There are always categories of the economy that seem like a necessity but turn out, after some technological advance, to be entirely circumstantial. But this is usually hard to see until they're on the way to disappearing.

Fees

If you pay someone a fee to invest in a private company, you're paying for some combination of access and selection. But these can be unbundled in the form of special-purpose vehicles, which are purely based on access. In one sense, you could say that getting into hot deals is less than the totality of a venture capitalist's skill, so they should get paid a lower cut. And a single-stock investment vehicle doesn't have the ongoing costs that an actively-managed fund would, so there's no reason for an ongoing management fee. But you could also say that access to investment opportunities in private companies probably correlates with access to people who have lots of money but are somewhat cost-insensitive. That last one wins at least some of the time, because there are some pretty lopsided deals with high upfront markups coupled with carry ($, WSJ). There are plenty of deals that are incentive-aligned, where an SPV solves the problem that access and liquidity are not perfectly correlated, and generates fees to compensate for that. But those will start to get crowded out by easier-to-sell opportunities. The highest-fee vehicles seem to be in high-profile companies, and presumably part of the return investors are getting and paying for is that they get to say they're already a shareholder of SpaceX, OpenAI, etc.
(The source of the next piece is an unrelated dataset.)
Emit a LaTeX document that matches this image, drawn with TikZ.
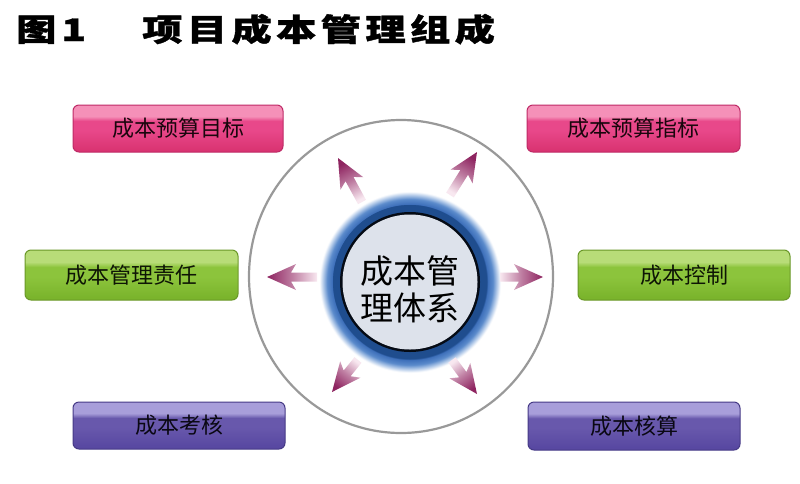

It ends up being another way to motivate the biggest late-stage startups to go public, so the retail investor demand for their stock doesn't get absorbed by private company brokers first.

Critical Minerals

The US plans to spend $12bn on a critical minerals stockpile. The practical argument for this is that the US doesn't always have consistent access to these materials, but sometimes needs them, and that we ought to have a backup plan. There's also a financial argument for government stockpiles of commodities: systematically buying low and selling high produces returns similar to selling options, and governments have the balance sheet to harvest this risk premium. Mining companies tend to trade at low multiples when demand is high, but the other way to look at that is that they're much more sensitive to short-term profits than to some long-term shift in their value. They won't necessarily invest in more capacity, since they know that a one-time stockpile is exactly that. But their shareholders will appreciate the elevated earnings while it happens.

Brand Names

OpenAI is finally retiring GPT-4o, after trying to do so last year. Their announcement is basically begging their users to upgrade to a model that has the same qualitative features, but works better. It's interesting that naming LLMs has been a notoriously hard problem (they improve too quickly to give them some kind of gold/platinum/diamond branding without eventually running out of superlatives, and it is kind of hard to describe the difference between various flavors of the same model without just telling people to try them out). Model numbers tend to be forgettable, but when they catch on—747, F-150, AK-47—it's hard for similar brand names without any connotations to compete.